You recently stated that the consortium will begin selling hydrogen in September 2022. What kind of prices and sales volumes can we expect for this time? How many of these first attempts will rely on existing gas infrastructure?

The market, always the market. We are targeting a €1.5/kg sales price from the first day, because this is what customers demand in the industry for chemicals, refining, steel, cement, the energy sector for power and heat, and mobility for shipping and trucking fuel. It is a binary commodity play. If you can reach market price, there is no limit to what you can sell. If you are above the market, nobody will buy from you. We will start injecting in the gas grid and market our product with guarantees of origin, and move to dedicated hydrogen pipes as soon as they are ready. We expect to cross the 20,000 t/y mark in early 2024 and ramp up to 500,000 t/y two years later.

Is the consortium hoping that favorable regulatory frameworks and some sort of incentives will be given to hydrogen? What kind of conditions should be created by policymakers to make projects like HyDeal succeed?
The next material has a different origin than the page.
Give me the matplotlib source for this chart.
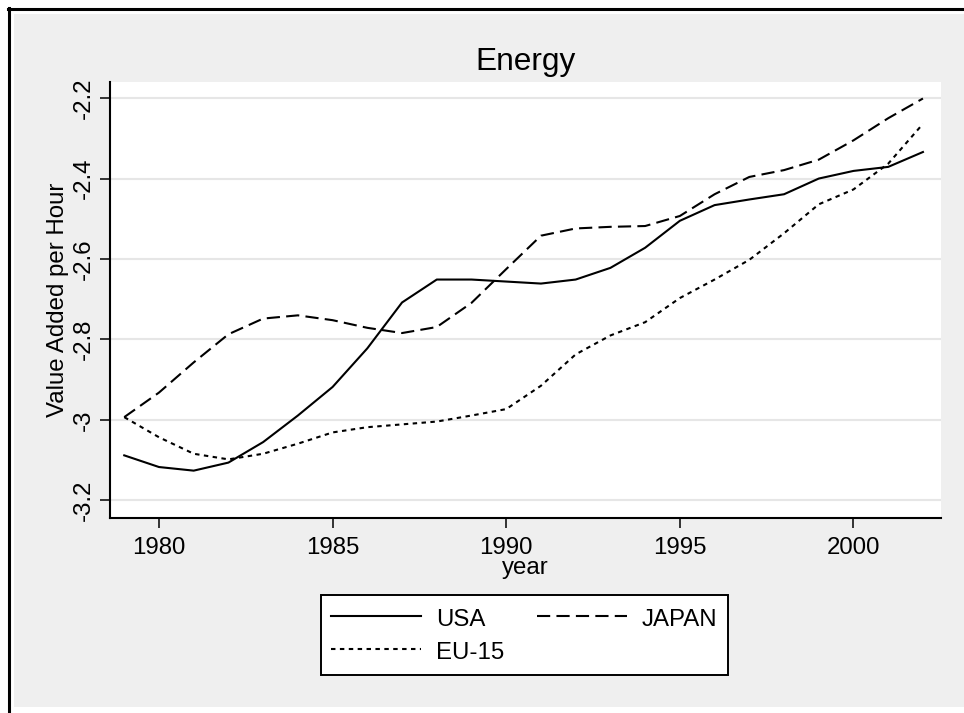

The hydrogen industry is a zero-carbon copycat of the oil industry. Upstream, midstream and downstream is the way to go. We are highly confident that both ends of the value chain can take care of themselves. The key issue is the midstream, this means transmission and storage. We need governments and regulators to implement proper regulatory frameworks to allow investment decisions in repurposing and expanding existing pipes and underground caverns to be made ASAP. Seeing how this issue is seriously taken up by the European Commission, certain governments, especially the German one, and gas transmission operators across Europe, I am quite optimistic!